- _Given exercise_
Leave out the pictures, and retype only the lines from the beginning of the material through the line that contains "atten_loss = [0.08, 1.0]", including both.

====

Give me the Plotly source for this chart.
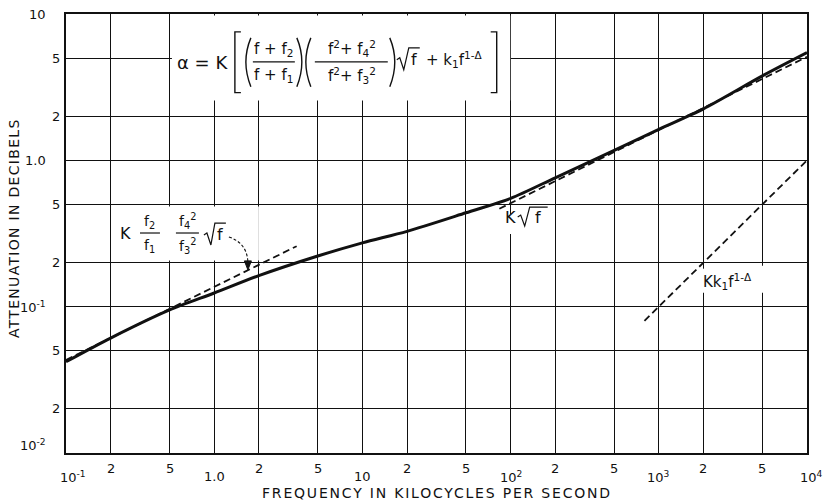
import math
import plotly.graph_objects as go

# ---------------- data ----------------
freq_curve = [0.1, 0.2, 0.5, 1, 2, 5, 10, 20, 50, 100, 200, 500, 1000, 2000, 5000, 10000]
atten_curve = [0.042, 0.061, 0.095, 0.124, 0.163, 0.222, 0.273, 0.327, 0.438, 0.55,
               0.76, 1.17, 1.63, 2.25, 3.78, 5.45]

freq_low = [0.1, 3.6]          # K f2/f1 f4^2/f3^2 sqrt(f)
atten_low = [0.0432, 0.259]
freq_high = [84, 10000]        # K sqrt(f)
atten_high = [0.467, 5.1]
freq_loss = [800, 10000]       # K k1 f^(1-Δ)
atten_loss = [0.08, 1.0]

x_grid = [0.1, 0.2, 0.5, 1, 2, 5, 10, 20, 50, 100, 200, 500, 1000, 2000, 5000, 10000]
y_grid = [0.01, 0.02, 0.05, 0.1, 0.2, 0.5, 1, 2, 5, 10]

x_minor_vals = [0.2, 0.5, 2, 5, 20, 50, 200, 500, 2000, 5000]
x_minor_text = ["2", "5", "2", "5", "2", "5", "2", "5", "2", "5"]
x_major_vals = [0.1, 1, 10, 100, 1000, 10000]
x_major_text = ["10<sup>-1</sup>", "1.0", "10", "10<sup>2</sup>", "10<sup>3</sup>", "10<sup>4</sup>"]
y_minor_vals = [0.02, 0.05, 0.2, 0.5, 2, 5]
y_minor_text = ["2", "5", "2", "5", "2", "5"]
y_major_vals = [0.01, 0.1, 1, 10]
y_major_text = ["10<sup>-2</sup>", "10<sup>-1</sup>", "1.0", "10"]

FONT = "DejaVu Sans"
INK = "#111"

# plot-area geometry (pixels)
L, R, T, B = 66, 807.5, 12, 453
W, H = 827, 504


def px(x, y):
    return (x - L) / (R - L), (B - y) / (B - T)


def path(points, close=False):
    s = ""
    for i, p in enumerate(points):
        a, b = px(*p)
        s += ("M" if i == 0 else "L") + f"{a:.5f},{b:.5f} "
    return s + ("Z" if close else "")


def qcurve(p0, c, p1):
    a0, b0 = px(*p0)
    ac, bc = px(*c)
    a1, b1 = px(*p1)
    return f"M{a0:.5f},{b0:.5f} Q{ac:.5f},{bc:.5f} {a1:.5f},{b1:.5f}"


fig = go.Figure()

fig.add_trace(go.Scatter(x=freq_curve, y=atten_curve, mode="lines",
                         line=dict(color=INK, width=3, shape="spline", smoothing=0.8),
                         hoverinfo="skip", showlegend=False))
for fx, fy in [(freq_low, atten_low), (freq_high, atten_high), (freq_loss, atten_loss)]:
    fig.add_trace(go.Scatter(x=fx, y=fy, mode="lines",
                             line=dict(color=INK, width=1.8, dash="7px,4px"),
                             hoverinfo="skip", showlegend=False))

shapes = []
# white boxes interrupting the grid (drawn first, curves avoided)
for poly in [[(172, 13.5), (510.5, 13.5), (510.5, 99), (172, 99)],
             [(113, 205.5), (259, 205.5), (259, 259.5), (113, 259.5)],
             [(500, 213), (553, 213), (553, 233), (500, 233)],
             [(707, 265), (800, 265), (800, 292), (679, 292)]]:
    shapes.append(dict(type="path", xref="paper", yref="paper", path=path(poly, close=True),
                       fillcolor="white", line=dict(width=0), layer="above"))

lw = dict(color=INK, width=1.4)
# brackets
shapes.append(dict(type="path", xref="paper", yref="paper", line=lw,
                   path=path([(241, 30), (235, 30), (235, 91), (241, 91)])))
shapes.append(dict(type="path", xref="paper", yref="paper", line=lw,
                   path=path([(491, 30), (497, 30), (497, 91), (491, 91)])))
# parentheses
for p0, c, p1 in [((251, 36), (241, 60), (251, 85)), ((297, 36), (307, 60), (297, 85)),
                  ((311, 36), (301, 60), (311, 85)), ((390, 36), (400, 60), (390, 85))]:
    shapes.append(dict(type="path", xref="paper", yref="paper", line=lw, path=qcurve(p0, c, p1)))
# fraction bars
for x0, x1, y in [(253, 295, 60), (315, 388, 60), (140, 160, 232), (176, 199, 232)]:
    shapes.append(dict(type="path", xref="paper", yref="paper", line=dict(color=INK, width=1.2),
                       path=path([(x0, y), (x1, y)])))
# radical signs
for pts in [[(397, 58), (400, 56), (404, 68), (409, 46), (420, 46)],
            [(204, 234), (207, 232), (211, 244), (215, 222), (226, 222)],
            [(518, 216), (521, 214), (525, 225), (530, 206), (548, 206)]]:
    shapes.append(dict(type="path", xref="paper", yref="paper", line=dict(color=INK, width=1.2),
                       path=path(pts)))
# arrow to the low-frequency asymptote
shapes.append(dict(type="path", xref="paper", yref="paper",
                   line=dict(color=INK, width=1.1, dash="3px,2px"),
                   path=qcurve((229, 236), (247, 242), (248, 261))))
shapes.append(dict(type="path", xref="paper", yref="paper", line=dict(color=INK, width=1),
                   fillcolor=INK, path=path([(244.5, 260), (251.5, 260), (248, 269)], close=True)))

ann = []


def text(t, x, y, size=15, xanchor="center", angle=0):
    a, b = px(x, y)
    ann.append(dict(text=t, x=a, y=b, xref="paper", yref="paper", showarrow=False,
                    xanchor=xanchor, yanchor="middle", textangle=angle,
                    font=dict(family=FONT, size=size, color=INK)))


# formula
text("α = K", 203, 61, 18)
text("f + f<sub>2</sub>", 274, 48, 15)
text("f + f<sub>1</sub>", 274, 74, 15)
text("f<sup>2</sup>+ f<sub>4</sub><sup>2</sup>", 352, 47, 15)
text("f<sup>2</sup>+ f<sub>3</sub><sup>2</sup>", 352, 74, 15)
text("f", 414, 58, 16)
text("+ k<sub>1</sub>f<sup>1-Δ</sup>", 454, 58, 15)
# low-frequency label
text("K", 126, 233, 16)
text("f<sub>2</sub>", 150, 221, 14)
text("f<sub>1</sub>", 150, 245, 14)
text("f<sub>4</sub><sup>2</sup>", 188, 220, 14)
text("f<sub>3</sub><sup>2</sup>", 188, 245, 14)
text("f", 220, 234, 16)
# other labels
text("K", 511, 216, 16)
text("f", 538, 216, 16)
text("Kk<sub>1</sub>f<sup>1-Δ</sup>", 728, 281, 15)

# tick labels
tick_font = dict(family=FONT, size=13, color=INK)
for v, t in zip(x_minor_vals, x_minor_text):
    ann.append(dict(text=t, x=math.log10(v), y=0, xref="x", yref="paper", xanchor="center",
                    yanchor="top", yshift=-6, showarrow=False, font=tick_font))
for v, t in zip(x_major_vals, x_major_text):
    shift = 7 if v == 0.1 else (4 if v == 10000 else 0)
    ann.append(dict(text=t, x=math.log10(v), y=0, xref="x", yref="paper", xanchor="center",
                    yanchor="top", yshift=-14, xshift=shift, showarrow=False, font=tick_font))
for v, t in zip(y_minor_vals, y_minor_text):
    ann.append(dict(text=t, x=0, y=math.log10(v), xref="paper", yref="y", xanchor="right",
                    yanchor="middle", xshift=-4, showarrow=False, font=tick_font))
for v, t in zip(y_major_vals, y_major_text):
    ann.append(dict(text=t, x=0, y=math.log10(v), xref="paper", yref="y", xanchor="right",
                    yanchor="middle", xshift=-18, yshift=(8 if v == 0.01 else 0),
                    showarrow=False, font=tick_font))

# axis titles
text("<span style='letter-spacing:1.8px'>FREQUENCY IN KILOCYCLES PER SECOND</span>", 437, 493, 14)
text("<span style='letter-spacing:1.3px'>ATTENUATION IN DECIBELS</span>", 14, 227, 14, angle=-90)

axis_common = dict(showgrid=True, gridcolor=INK, gridwidth=1.2, showticklabels=False,
                   ticks="", showline=True, linecolor=INK, linewidth=1.8, mirror=True,
                   zeroline=False, fixedrange=True)
fig.update_layout(
    width=W, height=H,
    margin=dict(l=L, r=W - R, t=T, b=H - B),
    paper_bgcolor="white", plot_bgcolor="white",
    xaxis=dict(type="log", range=[-1, 4], tickvals=x_grid, **axis_common),
    yaxis=dict(type="log", range=[-2, 1], tickvals=y_grid, **axis_common),
    shapes=shapes, annotations=ann, showlegend=False,
)

fig.write_html("out.html", config={"displayModeBar": False},
               post_script="document.body.style.margin='0';document.body.style.padding='0';")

====

- _Exercise response_
Give me the Plotly source for this chart.
import math
import plotly.graph_objects as go

# ---------------- data ----------------
freq_curve = [0.1, 0.2, 0.5, 1, 2, 5, 10, 20, 50, 100, 200, 500, 1000, 2000, 5000, 10000]
atten_curve = [0.042, 0.061, 0.095, 0.124, 0.163, 0.222, 0.273, 0.327, 0.438, 0.55,
               0.76, 1.17, 1.63, 2.25, 3.78, 5.45]

freq_low = [0.1, 3.6]          # K f2/f1 f4^2/f3^2 sqrt(f)
atten_low = [0.0432, 0.259]
freq_high = [84, 10000]        # K sqrt(f)
atten_high = [0.467, 5.1]
freq_loss = [800, 10000]       # K k1 f^(1-Δ)
atten_loss = [0.08, 1.0]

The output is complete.